Section 118-135 of the ITAA 1997 provides that if you move in as soon as practicable after acquiring your ownership interest, then the dwelling is treated as your main residence from when the interest is acquired until it actually became your main residence. The Commissioner’s view of the phrase “as soon as practicable” is presented in Tax Determination 92/147. As soon as practicable means that, unless there are unforeseen circumstances, or events happen beyond your control you must move into the dwelling as soon as possible.
Where section 118-135 of the ITAA 1997 does not apply because taxpayer does not move into a residence as soon as practicable, the residence will only be treated as their main residence for CGT purposes from the date they actually move into the dwelling.
In your circumstances, you purchased the Property, which settled on XX/XX/20XX (the date at which you gained the ownership interest). You leased the Property to an unrelated party to XX/XX/ 20XX your spouse moved into the property XX/XX/20XX on her own. You chose to remain in accommodation provided by your employer, therefore neither you nor your spouse cannot be considered to have moved in to the Property as soon as practicable and the Property will not be treated as your main residence for CGT purposes from the date you acquired it under section 118-135 of the ITAA 1997.
Accordingly, the property was not your main residence for your entire ownership period and you are not entitled to a full main residence exemption.
Question 2
Summary
You are entitled to a partial exemption.
Detailed reasoning
Spouse having different main residence
If, during a period a dwelling is your main residence and another dwelling is the main residence of your spouse (except a spouse living permanently separately and apart from you), you and your spouse must either:
● choose one of the dwelling as the main residence of both of you for the period, or
● nominate the different dwellings as your main residences for that period.
Your spouse includes another person (of any sex) who:
● you were in a relationship with that was registered under a prescribed state or territory law
● although not legally married to you, lived with you on a genuine domestic basis in a relationship as a couple.
There is nothing to prevent either spouse from nominating the other's dwelling as their main residence even though they do not have an ownership interest in that dwelling.
The effect and intent of section 118-170 of the ITAA 1997 is that a couple will not obtain the benefit of the main residence exemption for two dwellings for periods they may or may not maintain separate main residences.
As you have never lived in the property you have the right under 118-170 to nominate the residence as your main residence from the time your spouse moved into the property.
Absence rule
Section 118-145 of the ITAA1997 provides that if a dwelling was your main residence, you may continue to treat it as your main residence.
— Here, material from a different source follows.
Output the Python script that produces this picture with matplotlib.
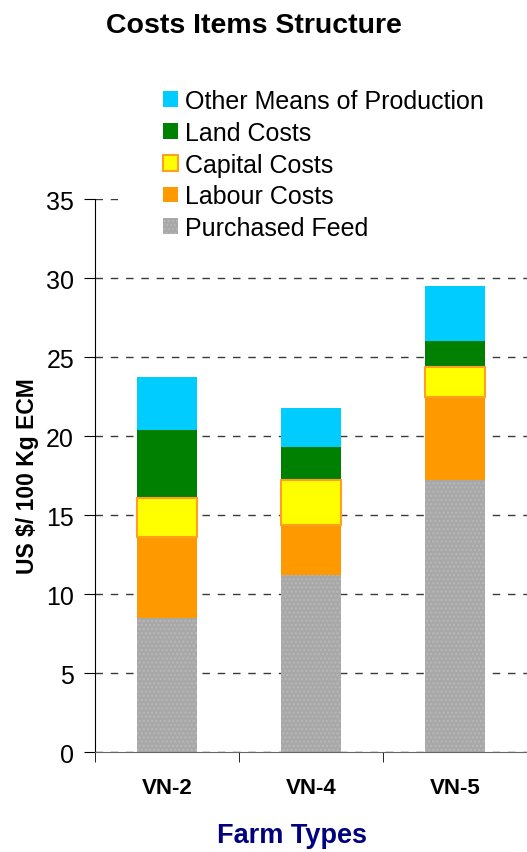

If you use your main residence to produce assessable income, the maximum that you can treat it as your main residence is six years. If you make the choice to treat the dwelling as your main residence whilst you are absent, you may not treat any other dwellings as your main residence whilst you choose to use the absence exemption in section 118-145 of the ITAA 1997.
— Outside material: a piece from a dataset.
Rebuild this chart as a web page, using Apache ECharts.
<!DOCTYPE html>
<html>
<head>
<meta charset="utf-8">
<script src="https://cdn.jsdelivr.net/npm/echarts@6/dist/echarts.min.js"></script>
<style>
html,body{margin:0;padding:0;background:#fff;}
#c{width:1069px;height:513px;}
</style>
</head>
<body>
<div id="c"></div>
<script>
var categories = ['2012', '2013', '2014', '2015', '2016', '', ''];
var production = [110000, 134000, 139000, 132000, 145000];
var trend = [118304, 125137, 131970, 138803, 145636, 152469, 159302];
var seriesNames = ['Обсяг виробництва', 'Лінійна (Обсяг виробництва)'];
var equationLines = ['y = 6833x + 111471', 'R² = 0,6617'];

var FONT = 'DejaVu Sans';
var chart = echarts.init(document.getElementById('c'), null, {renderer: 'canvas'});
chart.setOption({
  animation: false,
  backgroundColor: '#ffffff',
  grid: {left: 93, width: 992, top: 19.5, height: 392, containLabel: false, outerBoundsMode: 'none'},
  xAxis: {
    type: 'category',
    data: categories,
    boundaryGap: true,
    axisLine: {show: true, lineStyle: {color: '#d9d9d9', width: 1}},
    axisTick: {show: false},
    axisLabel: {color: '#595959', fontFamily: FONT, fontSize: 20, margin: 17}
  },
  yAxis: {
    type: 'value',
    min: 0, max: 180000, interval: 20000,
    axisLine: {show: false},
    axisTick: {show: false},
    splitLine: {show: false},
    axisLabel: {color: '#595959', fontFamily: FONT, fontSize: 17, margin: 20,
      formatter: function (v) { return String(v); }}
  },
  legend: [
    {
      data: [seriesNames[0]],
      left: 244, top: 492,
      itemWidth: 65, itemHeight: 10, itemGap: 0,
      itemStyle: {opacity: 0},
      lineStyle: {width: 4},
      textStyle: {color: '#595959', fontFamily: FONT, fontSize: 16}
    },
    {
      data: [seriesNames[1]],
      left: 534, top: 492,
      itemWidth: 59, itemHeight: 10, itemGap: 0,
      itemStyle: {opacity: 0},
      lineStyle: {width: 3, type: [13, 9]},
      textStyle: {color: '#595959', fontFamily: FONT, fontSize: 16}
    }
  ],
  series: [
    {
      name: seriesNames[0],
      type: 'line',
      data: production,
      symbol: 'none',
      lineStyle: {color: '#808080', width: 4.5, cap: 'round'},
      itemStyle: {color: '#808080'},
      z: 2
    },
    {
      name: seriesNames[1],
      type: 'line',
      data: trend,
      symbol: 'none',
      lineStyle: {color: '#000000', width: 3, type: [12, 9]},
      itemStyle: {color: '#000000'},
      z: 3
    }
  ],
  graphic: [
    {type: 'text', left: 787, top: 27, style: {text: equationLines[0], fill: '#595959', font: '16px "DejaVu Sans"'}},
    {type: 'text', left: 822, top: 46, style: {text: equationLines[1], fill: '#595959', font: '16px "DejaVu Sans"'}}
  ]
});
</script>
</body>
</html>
Partial main residence exemption
Section 118-185 of the ITAA 1997 states that if a dwelling was your main residence for only part of your ownership period, you will only get a partial exemption for a CGT event that occurs in relation to the dwelling. The capital gain or loss is calculated using the following formula:
Total capital gain or loss x |
Non-main residence days |
Total days in your ownership period |
Where:
● non-main residence days is the number of days in your ownership period when the dwelling was not your main residence and
● the ownership period for capital gains tax purposes is from the date of settlement of the contract to purchase the property until the date of signing of the contract of sale of the property.